Here’s why the Pro-Life Movement has such staying power

By rebuilding a culture of life—one life-saving law, one life-giving heart, at a time.

By Maria V. Gallagher, Legislative Director, Pennsylvania Pro-Life Federation

As National Right to Life’s Pennsylvania affiliate, the Pennsylvania Pro-Life Federation, prepares for the Celebrate Life Banquet marking its 40th anniversary, I am struck by the pro-life movement’s staying power.

I grew up with abortion being legal—and the mass media made me believe that the 1973 U.S. Supreme Court case known as Roe v. Wade was “settled law.” So, as a young person, I wondered what kept the pro-life movement going.

I now believe I have some idea why, when the restaurant down the street could not survive 2019, pro-life organizations continue to thrive for decades on end.

The short answer: the people. People such as Ernie Ohlhoff, who was a founder of the Pennsylvania Pro-Life Federation and who will be the recipient of this year’s Pennsylvania Pro-Life Lifetime Achievement Award. Ernie is Outreach Director for National Right to Life, and well-deserving of recognition for his long-time commitment to the pro-life cause.

I also think of people such as John and Ann Poole of our local chapter located in Cambria and Somerset Counties in Pennsylvania. A challenging pregnancy brought them into the pro-life movement, and they have been stalwart defenders of life ever since. They will be the recipients of the Pennsylvania Pro-Life Leadership Award.

As someone who lives in Pennsylvania, I cannot help but think of the late Governor Robert Casey, who signed into law the Keystone State’s landmark Abortion Control Act. That law has been a life-saver, helping to cut the Commonwealth’s abortion totals in half because of provisions such as informed consent, parental consent, and a 24-hour waiting period for abortions.

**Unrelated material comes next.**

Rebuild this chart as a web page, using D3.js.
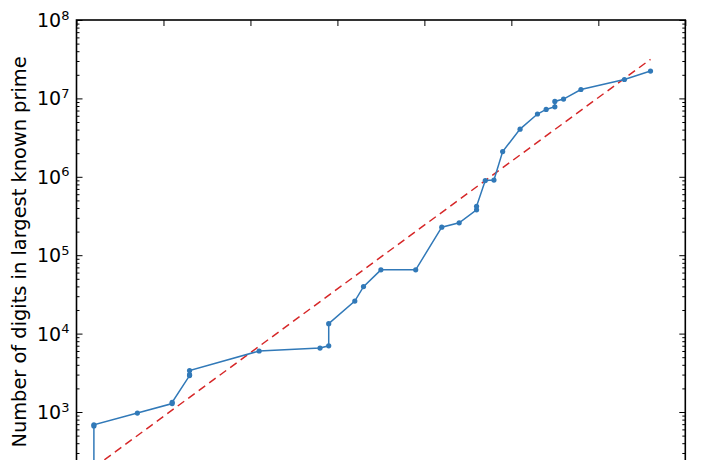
<!DOCTYPE html>
<html>
<head>
<meta charset="utf-8">
<script src="https://cdn.jsdelivr.net/npm/d3@7"></script>
<style>
html,body{margin:0;padding:0;background:#fff;overflow:hidden;}
svg{display:block;}
text{font-family:"DejaVu Sans",sans-serif;}
</style>
</head>
<body>
<script>
// Year of each record and number of digits of the largest known prime
const years = [1952,1952,1952,1952,1957,1961,1961,1963,1963,1963,1971,1978,1979,1979,
  1982,1983,1985,1989,1992,1994,1996,1996,1997,1998,1999,2001,2003,2004,2005,2005,2006,2008,2013,2016];
const digits = [157,183,664,687,969,1281,1332,2917,2993,3376,6002,6533,6987,13395,
  25962,39751,65050,65087,227832,258716,378632,420921,895932,909526,2098960,4053946,6320430,
  7235733,7816230,9152052,9808358,12978189,17425170,22338618];
// Exponential trend line (end points)
const fitYears = [1952, 2016];
const fitDigits = [196, 31500000];
const xTicks = [1950,1960,1970,1980,1990,2000,2010,2020];
const yMajor = [1e2,1e3,1e4,1e5,1e6,1e7,1e8];
const yLabels = [1e3,1e4,1e5,1e6,1e7,1e8];
const yLabel = "Number of digits in largest known prime";

(function(){
const W = 720, H = 460;
const mL = 76.5, mR = 685.3, mT = 20, mB = 490.4;

const svg = d3.select("body").append("svg").attr("width", W).attr("height", H);

const x = d3.scaleLinear().domain([1950, 2020]).range([mL, mR]);
const y = d3.scaleLog().domain([1e2, 1e8]).range([mB, mT]);

svg.append("defs").append("clipPath").attr("id","clip")
  .append("rect").attr("x",mL).attr("y",mT).attr("width",mR-mL).attr("height",mB-mT);

const yMinor = [];
for (let e = 2; e < 8; e++) for (let m = 2; m <= 9; m++) yMinor.push(m * Math.pow(10, e));

const g = svg.append("g");
const axL = d3.axisLeft(y).tickValues(yMajor).tickSize(-6).tickFormat("");
const axLm = d3.axisLeft(y).tickValues(yMinor).tickSize(-3).tickFormat("");
const axR = d3.axisRight(y).tickValues(yMajor).tickSize(-6).tickFormat("");
const axRm = d3.axisRight(y).tickValues(yMinor).tickSize(-3).tickFormat("");
const axT = d3.axisTop(x).tickValues(xTicks).tickSize(-6).tickFormat("");
[[axL,`translate(${mL},0)`],[axLm,`translate(${mL},0)`],[axR,`translate(${mR},0)`],
 [axRm,`translate(${mR},0)`],[axT,`translate(0,${mT})`]]
 .forEach(([a,t]) => {
   const gg = g.append("g").attr("transform", t).call(a);
   gg.select(".domain").remove();
   gg.selectAll("line").attr("stroke","#000").attr("stroke-width",1);
 });

const lab = svg.append("g");
yLabels.forEach(v => {
  const e = Math.round(Math.log10(v));
  const t = lab.append("text").attr("x", mL - 7).attr("y", y(v) + 7)
    .attr("text-anchor","end").attr("font-size", 19).attr("fill","#000");
  t.append("tspan").text("10");
  t.append("tspan").attr("font-size", 13).attr("dy", -7.5).text(String(e));
});

svg.append("text")
  .attr("transform", `translate(25.5,252) rotate(-90)`)
  .attr("text-anchor","middle").attr("font-size", 19.4).attr("fill","#000")
  .text(yLabel);

const plot = svg.append("g").attr("clip-path","url(#clip)");

const fit = fitYears.map((yr,i) => [yr, fitDigits[i]]);
plot.append("path").datum(fit)
  .attr("d", d3.line().x(d => x(d[0])).y(d => y(d[1])))
  .attr("fill","none").attr("stroke","#d62728").attr("stroke-width",1.5)
  .attr("stroke-dasharray","8,5");

const pts = years.map((yr,i) => [yr, digits[i]]);
plot.append("path").datum(pts)
  .attr("d", d3.line().x(d => x(d[0])).y(d => y(d[1])))
  .attr("fill","none").attr("stroke","#3179b8").attr("stroke-width",1.5);
plot.selectAll("circle").data(pts).enter().append("circle")
  .attr("cx", d => x(d[0])).attr("cy", d => y(d[1])).attr("r", 2.6)
  .attr("fill","#3179b8");

svg.append("rect").attr("x",mL).attr("y",mT).attr("width",mR-mL).attr("height",mB-mT)
  .attr("fill","none").attr("stroke","#000").attr("stroke-width",1.6);
})();
</script>
</body>
</html>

Casey bucked his own Democratic Party to fight for the rights of Pennsylvania’s most vulnerable citizens. He remains a hero to the cause.

I think of a woman named Delores Euker, who, when I moved from Ohio to Pennsylvania, educated me about the state of the pro-life movement in PA. Delores, a gifted speaker, spoke out for years about the atrocities at a local abortion facility. The abortion center, known as Hillcrest, ultimately shut its doors because it could not meet basic health and safety requirements. Delores is still going strong.

The pro-life movement is inspired by, led by, and powered by amazing people who see the wisdom of rebuilding a culture of life—one life-saving law, one life-giving heart, at a time. The fact that National Right to Life affiliates such as the Pennsylvania Pro-Life Federation continue to effect positive change, even as abortion center after abortion center closes down, is a testament to the perseverance of our movement’s people.

We wish we could end abortion, infanticide, and euthanasia this minute. But we are prepared to continue educating and engaging for as long as it takes our states, and our nation, to cherish each human life—from the dawn of life to its natural end.